RECORDED DATA –
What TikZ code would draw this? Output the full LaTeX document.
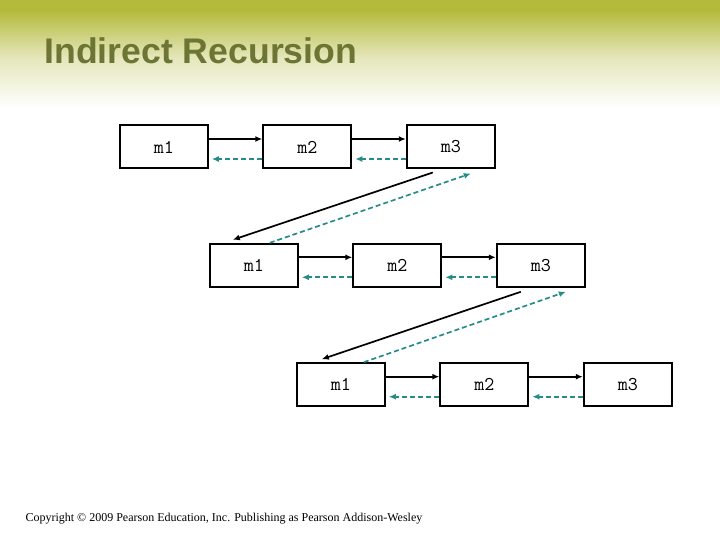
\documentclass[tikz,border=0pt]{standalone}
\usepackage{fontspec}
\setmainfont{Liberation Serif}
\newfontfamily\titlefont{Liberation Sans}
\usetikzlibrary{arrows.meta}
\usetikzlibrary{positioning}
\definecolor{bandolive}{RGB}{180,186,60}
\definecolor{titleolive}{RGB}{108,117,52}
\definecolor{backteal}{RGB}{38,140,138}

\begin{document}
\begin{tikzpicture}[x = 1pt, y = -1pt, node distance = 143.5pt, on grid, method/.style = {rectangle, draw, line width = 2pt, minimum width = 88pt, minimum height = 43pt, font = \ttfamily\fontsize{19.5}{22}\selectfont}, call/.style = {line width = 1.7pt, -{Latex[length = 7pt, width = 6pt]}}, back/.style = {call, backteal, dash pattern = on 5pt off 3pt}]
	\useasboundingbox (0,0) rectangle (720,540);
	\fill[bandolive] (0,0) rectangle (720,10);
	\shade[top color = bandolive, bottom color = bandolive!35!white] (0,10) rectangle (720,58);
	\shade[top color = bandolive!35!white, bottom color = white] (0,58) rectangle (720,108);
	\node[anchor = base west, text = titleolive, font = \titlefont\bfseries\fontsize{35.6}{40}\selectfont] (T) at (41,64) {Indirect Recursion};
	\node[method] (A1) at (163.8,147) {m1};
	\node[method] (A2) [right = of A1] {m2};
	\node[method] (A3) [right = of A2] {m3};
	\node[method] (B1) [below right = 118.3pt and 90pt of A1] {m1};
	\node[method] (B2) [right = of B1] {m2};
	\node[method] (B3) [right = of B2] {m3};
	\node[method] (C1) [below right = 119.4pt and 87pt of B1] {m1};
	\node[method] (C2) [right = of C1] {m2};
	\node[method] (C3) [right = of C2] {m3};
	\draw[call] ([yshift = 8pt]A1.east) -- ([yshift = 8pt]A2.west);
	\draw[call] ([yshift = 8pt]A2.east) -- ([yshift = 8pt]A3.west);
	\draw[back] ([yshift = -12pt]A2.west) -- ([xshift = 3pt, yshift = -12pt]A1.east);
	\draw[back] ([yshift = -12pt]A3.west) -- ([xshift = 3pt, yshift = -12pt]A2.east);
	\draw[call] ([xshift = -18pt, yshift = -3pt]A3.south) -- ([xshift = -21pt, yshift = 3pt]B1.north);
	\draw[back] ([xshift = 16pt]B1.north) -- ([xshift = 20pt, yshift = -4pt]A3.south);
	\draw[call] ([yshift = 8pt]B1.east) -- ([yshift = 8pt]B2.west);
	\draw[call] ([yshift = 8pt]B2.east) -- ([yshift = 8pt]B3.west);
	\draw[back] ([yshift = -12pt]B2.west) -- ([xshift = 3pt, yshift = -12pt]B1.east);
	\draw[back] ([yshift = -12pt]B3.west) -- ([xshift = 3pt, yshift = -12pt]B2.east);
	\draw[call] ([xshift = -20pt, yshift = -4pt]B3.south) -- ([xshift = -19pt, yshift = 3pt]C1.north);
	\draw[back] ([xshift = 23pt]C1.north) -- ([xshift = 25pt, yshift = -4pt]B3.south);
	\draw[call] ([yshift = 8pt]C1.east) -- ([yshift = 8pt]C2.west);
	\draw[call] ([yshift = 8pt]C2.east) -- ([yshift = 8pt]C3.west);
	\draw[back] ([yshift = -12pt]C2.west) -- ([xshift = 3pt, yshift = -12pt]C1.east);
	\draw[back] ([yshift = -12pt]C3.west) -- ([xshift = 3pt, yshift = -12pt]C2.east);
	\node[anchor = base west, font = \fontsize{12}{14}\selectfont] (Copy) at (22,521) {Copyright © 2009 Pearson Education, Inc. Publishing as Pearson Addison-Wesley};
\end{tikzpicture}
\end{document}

SET TASK – Print each line of the material above exactly, with the pictures removed from your copy.

SOLUTION TO THIS TASK –
What TikZ code would draw this? Output the full LaTeX document.
\documentclass[tikz,border=0pt]{standalone}
\usepackage{fontspec}
\setmainfont{Liberation Serif}
\newfontfamily\titlefont{Liberation Sans}
\usetikzlibrary{arrows.meta}
\usetikzlibrary{positioning}
\definecolor{bandolive}{RGB}{180,186,60}
\definecolor{titleolive}{RGB}{108,117,52}
\definecolor{backteal}{RGB}{38,140,138}

\begin{document}
\begin{tikzpicture}[x = 1pt, y = -1pt, node distance = 143.5pt, on grid, method/.style = {rectangle, draw, line width = 2pt, minimum width = 88pt, minimum height = 43pt, font = \ttfamily\fontsize{19.5}{22}\selectfont}, call/.style = {line width = 1.7pt, -{Latex[length = 7pt, width = 6pt]}}, back/.style = {call, backteal, dash pattern = on 5pt off 3pt}]
	\useasboundingbox (0,0) rectangle (720,540);
	\fill[bandolive] (0,0) rectangle (720,10);
	\shade[top color = bandolive, bottom color = bandolive!35!white] (0,10) rectangle (720,58);
	\shade[top color = bandolive!35!white, bottom color = white] (0,58) rectangle (720,108);
	\node[anchor = base west, text = titleolive, font = \titlefont\bfseries\fontsize{35.6}{40}\selectfont] (T) at (41,64) {Indirect Recursion};
	\node[method] (A1) at (163.8,147) {m1};
	\node[method] (A2) [right = of A1] {m2};
	\node[method] (A3) [right = of A2] {m3};
	\node[method] (B1) [below right = 118.3pt and 90pt of A1] {m1};
	\node[method] (B2) [right = of B1] {m2};
	\node[method] (B3) [right = of B2] {m3};
	\node[method] (C1) [below right = 119.4pt and 87pt of B1] {m1};
	\node[method] (C2) [right = of C1] {m2};
	\node[method] (C3) [right = of C2] {m3};
	\draw[call] ([yshift = 8pt]A1.east) -- ([yshift = 8pt]A2.west);
	\draw[call] ([yshift = 8pt]A2.east) -- ([yshift = 8pt]A3.west);
	\draw[back] ([yshift = -12pt]A2.west) -- ([xshift = 3pt, yshift = -12pt]A1.east);
	\draw[back] ([yshift = -12pt]A3.west) -- ([xshift = 3pt, yshift = -12pt]A2.east);
	\draw[call] ([xshift = -18pt, yshift = -3pt]A3.south) -- ([xshift = -21pt, yshift = 3pt]B1.north);
	\draw[back] ([xshift = 16pt]B1.north) -- ([xshift = 20pt, yshift = -4pt]A3.south);
	\draw[call] ([yshift = 8pt]B1.east) -- ([yshift = 8pt]B2.west);
	\draw[call] ([yshift = 8pt]B2.east) -- ([yshift = 8pt]B3.west);
	\draw[back] ([yshift = -12pt]B2.west) -- ([xshift = 3pt, yshift = -12pt]B1.east);
	\draw[back] ([yshift = -12pt]B3.west) -- ([xshift = 3pt, yshift = -12pt]B2.east);
	\draw[call] ([xshift = -20pt, yshift = -4pt]B3.south) -- ([xshift = -19pt, yshift = 3pt]C1.north);
	\draw[back] ([xshift = 23pt]C1.north) -- ([xshift = 25pt, yshift = -4pt]B3.south);
	\draw[call] ([yshift = 8pt]C1.east) -- ([yshift = 8pt]C2.west);
	\draw[call] ([yshift = 8pt]C2.east) -- ([yshift = 8pt]C3.west);
	\draw[back] ([yshift = -12pt]C2.west) -- ([xshift = 3pt, yshift = -12pt]C1.east);
	\draw[back] ([yshift = -12pt]C3.west) -- ([xshift = 3pt, yshift = -12pt]C2.east);
	\node[anchor = base west, font = \fontsize{12}{14}\selectfont] (Copy) at (22,521) {Copyright © 2009 Pearson Education, Inc. Publishing as Pearson Addison-Wesley};
\end{tikzpicture}
\end{document}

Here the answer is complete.